Again, why invoke the supernatural when there are secular explanations?
Argument 4. His Moral Law describes what human beings ought to do, which invokes the is/ought problem.
How does he know the mind of God in what we ought to do?
The is/ought problem strikes me as a pseudo problem. Hume is right in saying we cannot deduce an ought from an is but we can use induction or the hypothetico-decuctive method and we do so all the time. For example we know what temperature human blood ought to be and we know that from observation of what is. People can and do dervive ought from is and what people are saying when they say people cannot derive ought from is is that people ought not to do so, but in doing that they are breaking the very rule they are proposing. Lewis thinks, and I agree, that we have moral intuitions and he is arguing that the best is explanation for these is the existence of a divine lawgiver.

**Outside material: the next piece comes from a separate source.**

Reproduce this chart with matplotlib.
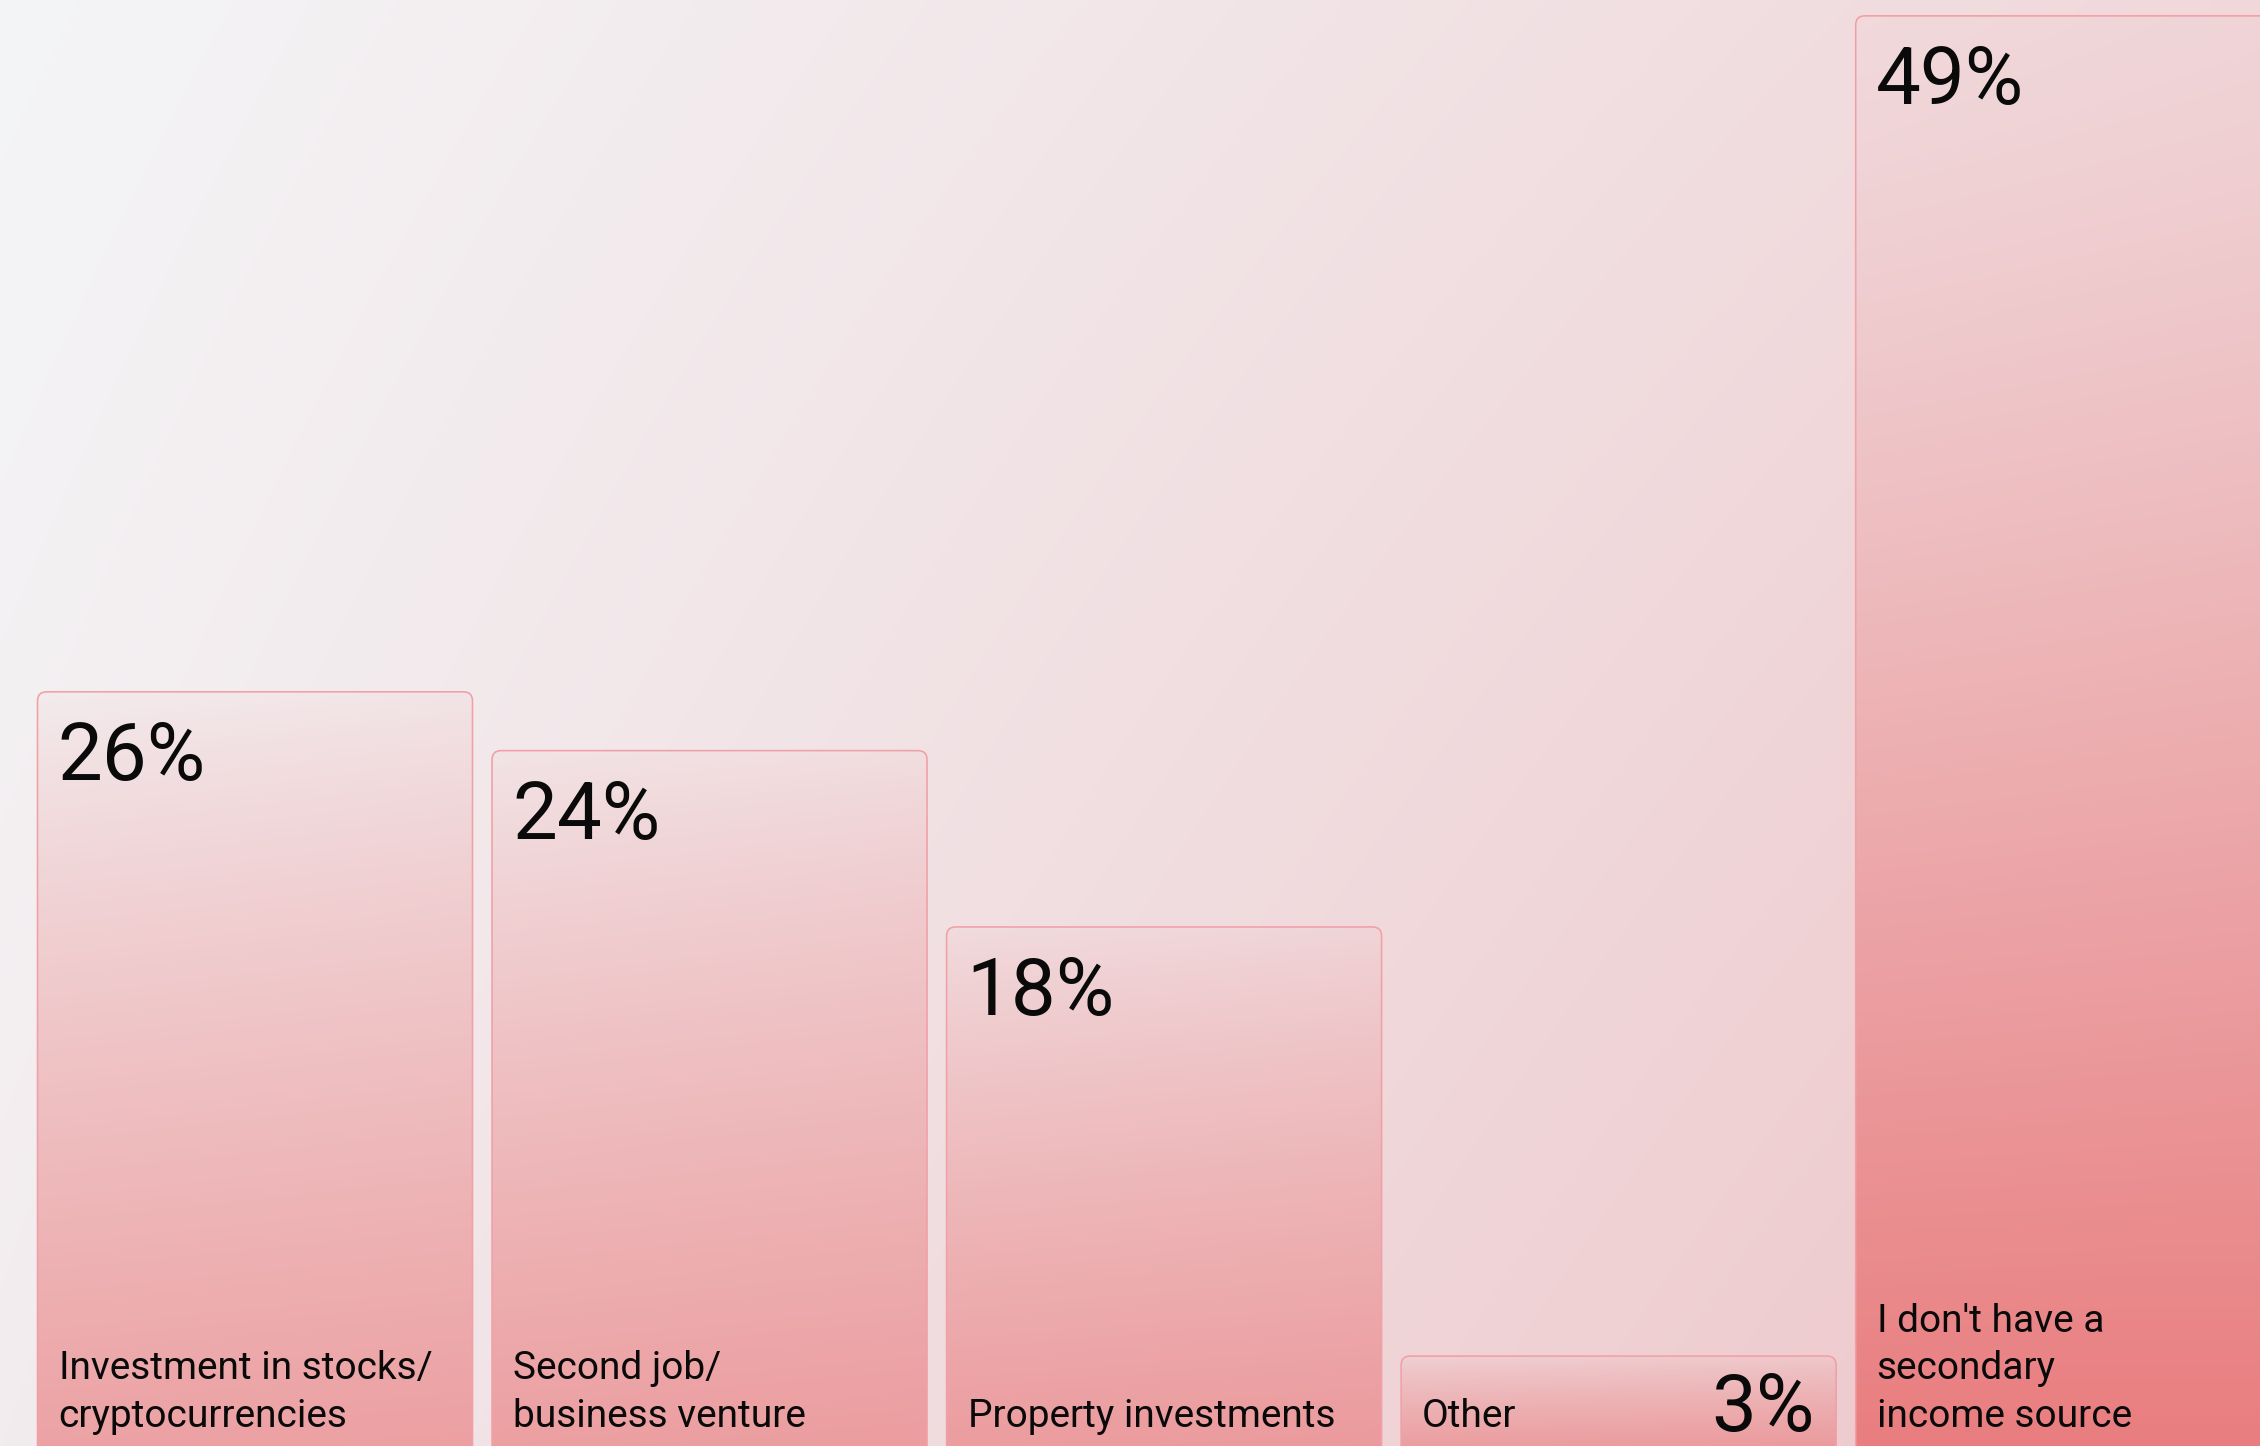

These moral intuitions may be seen from an evolutionary view. Why can't that be the best explanation? Or even if you move away from that and accept the supernatural, why does it have
to be the Christian god? Why not some other god or even gods?
An argument to best explanation works in so far as people come to see that this really is the best explanation from the ones on the table, it is never a matter of strict proof. Hence he is arguing that we encounter God in out moral intuitions. If the argument works then that is the reason why he believes this is the case. In itself that falls somewhere short of knowledge and you are quite right to point that out.
Cool, so it really may be the god Nfluti working in the background?
Premise One: If a compassionate God exists, then he would do things just as a compassionate person would.
Premise Two: God doesn't do things as a compassionate person would.
Conclusion: Therefore, a compassionate God does not exist.